Linear interpolation estimates a value between two known data points by assuming a straight-line relationship. Given points (x1, y1) and (x2, y2), the interpolated value at x is: y = y1 + (x - x1) x (y2 - y1) / (x2 - x1). It is one of the most common techniques in engineering, mathematics, and data analysis.

Interpolation estimates values within the range of known data points (between x1 and x2). Extrapolation estimates values outside that range (beyond x1 or x2). Extrapolation is less reliable because it assumes the linear trend continues beyond the observed data.

Engineers use interpolation constantly: reading values from steam tables, material property tables, and performance curves at conditions not exactly listed. Examples include finding efficiency at an intermediate load point, interpolating stress values from a fatigue curve, or reading a thermocouple table between listed temperatures.
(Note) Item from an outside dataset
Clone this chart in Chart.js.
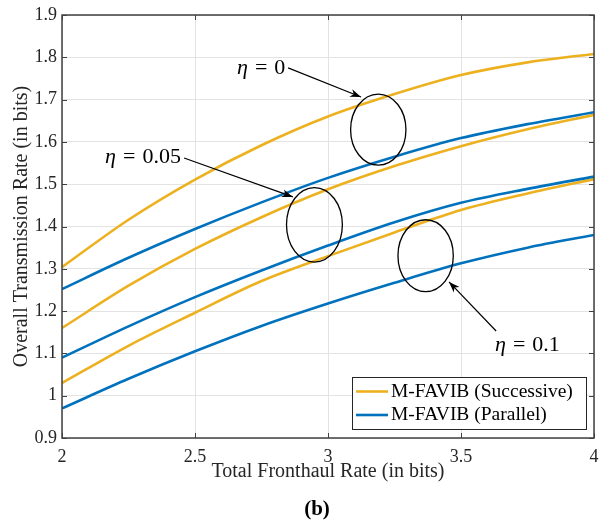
<!DOCTYPE html>
<html>
<head>
<meta charset="utf-8">
<script src="https://cdn.jsdelivr.net/npm/chart.js@4.4.0/dist/chart.umd.min.js"></script>
<style>
  html, body { margin: 0; padding: 0; background: #fff; }
  #wrap { width: 603px; height: 522px; }
</style>
</head>
<body>
<div id="wrap"><canvas id="myChart" width="603" height="522"></canvas></div>
<script>
// x values (total fronthaul rate)
const fronthaul = [2, 2.25, 2.5, 2.75, 3, 3.25, 3.5, 3.75, 4];

// successive (orange) / parallel (blue), one array per eta
const succEta0   = [1.304, 1.416, 1.511, 1.592, 1.660, 1.713, 1.758, 1.788, 1.808];
const parEta0    = [1.252, 1.326, 1.394, 1.457, 1.515, 1.565, 1.609, 1.642, 1.670];
const succEta005 = [1.160, 1.260, 1.347, 1.422, 1.488, 1.543, 1.590, 1.630, 1.664];
const parEta005  = [1.090, 1.164, 1.233, 1.296, 1.355, 1.410, 1.456, 1.489, 1.518];
const succEta01  = [1.030, 1.118, 1.196, 1.271, 1.330, 1.386, 1.439, 1.478, 1.512];
const parEta01   = [0.970, 1.040, 1.105, 1.165, 1.218, 1.267, 1.313, 1.350, 1.380];

const xTicks = [2, 2.5, 3, 3.5, 4];
const yTicks = [0.9, 1, 1.1, 1.2, 1.3, 1.4, 1.5, 1.6, 1.7, 1.8, 1.9];
const legendLabels = ["M-FAVIB (Successive)", "M-FAVIB (Parallel)"];

const ORANGE = "#EDB120";
const BLUE = "#0072BD";
const SERIF = "'Liberation Serif', 'DejaVu Serif', serif";

// annotation callouts, in data units
const ellipses = [
  { x: 3.189, y: 1.629, rx: 0.104, ry: 0.084 },
  { x: 2.949, y: 1.404, rx: 0.105, ry: 0.088 },
  { x: 3.367, y: 1.331, rx: 0.104, ry: 0.085 },
];
const callouts = [
  { num: "0",    tx: 2.658, ty: 1.775, from: [2.850, 1.775], to: [3.124, 1.706] },
  { num: "0.05", tx: 2.162, ty: 1.564, from: [2.459, 1.562], to: [2.868, 1.470] },
  { num: "0.1",  tx: 3.628, ty: 1.120, from: [3.632, 1.153], to: [3.455, 1.269] },
];

function line(data, color, label) {
  return {
    label: label,
    data: data.map((v, i) => ({ x: fronthaul[i], y: v })),
    borderColor: color,
    backgroundColor: color,
    borderWidth: 2.6,
    pointRadius: 0,
    cubicInterpolationMode: "monotone",
    fill: false,
  };
}

function arrowHead(ctx, x0, y0, x1, y1) {
  const a = Math.atan2(y1 - y0, x1 - x0);
  const len = 11, half = 4;
  ctx.save();
  ctx.translate(x1, y1);
  ctx.rotate(a);
  ctx.beginPath();
  ctx.moveTo(0, 0);
  ctx.lineTo(-len, -half);
  ctx.lineTo(-len * 0.7, 0);
  ctx.lineTo(-len, half);
  ctx.closePath();
  ctx.fill();
  ctx.restore();
}

const decorations = {
  id: "decorations",
  afterDatasetsDraw(chart) {
    const { ctx, chartArea: ca, scales: { x, y } } = chart;
    ctx.save();

    // box + inward ticks
    ctx.strokeStyle = "#404040";
    ctx.lineWidth = 1.5;
    ctx.strokeRect(ca.left, ca.top, ca.right - ca.left, ca.bottom - ca.top);
    ctx.lineWidth = 1;
    ctx.beginPath();
    xTicks.forEach(v => {
      const px = Math.round(x.getPixelForValue(v)) + 0.5;
      ctx.moveTo(px, ca.bottom); ctx.lineTo(px, ca.bottom - 5);
      ctx.moveTo(px, ca.top); ctx.lineTo(px, ca.top + 5);
    });
    yTicks.forEach(v => {
      const py = Math.round(y.getPixelForValue(v)) + 0.5;
      ctx.moveTo(ca.left, py); ctx.lineTo(ca.left + 5, py);
      ctx.moveTo(ca.right, py); ctx.lineTo(ca.right - 5, py);
    });
    ctx.stroke();

    // ellipses
    ctx.strokeStyle = "#000";
    ctx.lineWidth = 1.3;
    ellipses.forEach(e => {
      const cx = x.getPixelForValue(e.x), cy = y.getPixelForValue(e.y);
      const rx = x.getPixelForValue(e.x + e.rx) - cx;
      const ry = cy - y.getPixelForValue(e.y + e.ry);
      ctx.beginPath();
      ctx.ellipse(cx, cy, rx, ry, 0, 0, Math.PI * 2);
      ctx.stroke();
    });

    // arrows + eta labels
    ctx.fillStyle = "#000";
    callouts.forEach(c => {
      const x0 = x.getPixelForValue(c.from[0]), y0 = y.getPixelForValue(c.from[1]);
      const x1 = x.getPixelForValue(c.to[0]), y1 = y.getPixelForValue(c.to[1]);
      ctx.lineWidth = 1.2;
      ctx.beginPath();
      ctx.moveTo(x0, y0);
      ctx.lineTo(x1, y1);
      ctx.stroke();
      arrowHead(ctx, x0, y0, x1, y1);

      let tx = x.getPixelForValue(c.tx);
      const ty = y.getPixelForValue(c.ty);
      ctx.textBaseline = "middle";
      ctx.textAlign = "left";
      ctx.font = "italic 22px " + SERIF;
      ctx.fillText("η", tx, ty);
      tx += ctx.measureText("η").width + 7;
      ctx.font = "22px " + SERIF;
      ctx.fillText("=", tx, ty);
      tx += ctx.measureText("=").width + 7;
      ctx.fillText(c.num, tx, ty);
    });
    ctx.restore();
  },
  afterDraw(chart) {
    const { ctx, chartArea: ca } = chart;
    ctx.save();
    // legend box inside lower right
    ctx.font = "19.5px " + SERIF;
    const w = 234, h = 52;
    const right = ca.right - 8, bottom = ca.bottom - 9;
    const left = right - w, top = bottom - h;
    ctx.fillStyle = "#fff";
    ctx.fillRect(left, top, w, h);
    ctx.strokeStyle = "#262626";
    ctx.lineWidth = 1;
    ctx.strokeRect(Math.round(left) + 0.5, Math.round(top) + 0.5, w, h);
    const colors = [ORANGE, BLUE];
    legendLabels.forEach((t, i) => {
      const cy = top + 14.5 + i * 23.5;
      ctx.strokeStyle = colors[i];
      ctx.lineWidth = 2.6;
      ctx.beginPath();
      ctx.moveTo(left + 4, cy);
      ctx.lineTo(left + 36, cy);
      ctx.stroke();
      ctx.fillStyle = "#000";
      ctx.textAlign = "left";
      ctx.textBaseline = "middle";
      ctx.fillText(t, left + 39, cy);
    });

    // panel caption
    ctx.font = "bold 21px " + SERIF;
    ctx.textAlign = "center";
    ctx.textBaseline = "middle";
    ctx.fillText("(b)", 317, 510);
    ctx.restore();
  },
};

const ctx = document.getElementById("myChart");
new Chart(ctx, {
  type: "line",
  data: {
    datasets: [
      line(succEta0, ORANGE, legendLabels[0]),
      line(parEta0, BLUE, legendLabels[1]),
      line(succEta005, ORANGE, legendLabels[0]),
      line(parEta005, BLUE, legendLabels[1]),
      line(succEta01, ORANGE, legendLabels[0]),
      line(parEta01, BLUE, legendLabels[1]),
    ],
  },
  plugins: [decorations],
  options: {
    responsive: false,
    devicePixelRatio: 1,
    animation: false,
    layout: { padding: { top: 15, right: 9, left: 0, bottom: 0 } },
    plugins: {
      legend: { display: false },
      tooltip: { enabled: false },
    },
    scales: {
      x: {
        type: "linear",
        min: 2,
        max: 4,
        afterBuildTicks: s => { s.ticks = xTicks.map(v => ({ value: v })); },
        afterFit: s => { s.height = 84; s.paddingLeft = 0; s.paddingRight = 0; },
        grid: { color: "#e3e3e3", lineWidth: 1, drawTicks: false },
        border: { display: false },
        ticks: {
          color: "#262626",
          padding: 8,
          maxRotation: 0,
          font: { family: SERIF, size: 18 },
          callback: v => String(v),
        },
        title: {
          display: true,
          text: "Total Fronthaul Rate (in bits)",
          color: "#262626",
          font: { family: SERIF, size: 20 },
          padding: { top: 0, bottom: 38 },
        },
      },
      y: {
        type: "linear",
        min: 0.9,
        max: 1.9,
        afterBuildTicks: s => { s.ticks = yTicks.map(v => ({ value: v })); },
        afterFit: s => { s.width = 62; s.paddingTop = 0; s.paddingBottom = 0; },
        grid: { color: "#e3e3e3", lineWidth: 1, drawTicks: false },
        border: { display: false },
        ticks: {
          color: "#262626",
          padding: 5,
          font: { family: SERIF, size: 18 },
          callback: v => String(Number(v.toFixed(1))),
        },
        title: {
          display: true,
          text: "Overall Transmission Rate (in bits)",
          color: "#262626",
          font: { family: SERIF, size: 20 },
          padding: { top: 10, bottom: 0 },
        },
      },
    },
  },
});
</script>
</body>
</html>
Bilinear interpolation extends linear interpolation to 2D tables with two variables (e.g., efficiency as a function of both speed and load). It performs linear interpolation first in one direction, then in the other. This calculator performs 1D linear interpolation; bilinear interpolation requires four points.

Accuracy depends on how well the data follows a linear trend between the two points. For slowly-changing smooth functions, linear interpolation is very accurate. For rapidly changing or highly curved data, other methods (quadratic, cubic spline) are more accurate. Always check that your function is reasonably linear in the interpolation interval.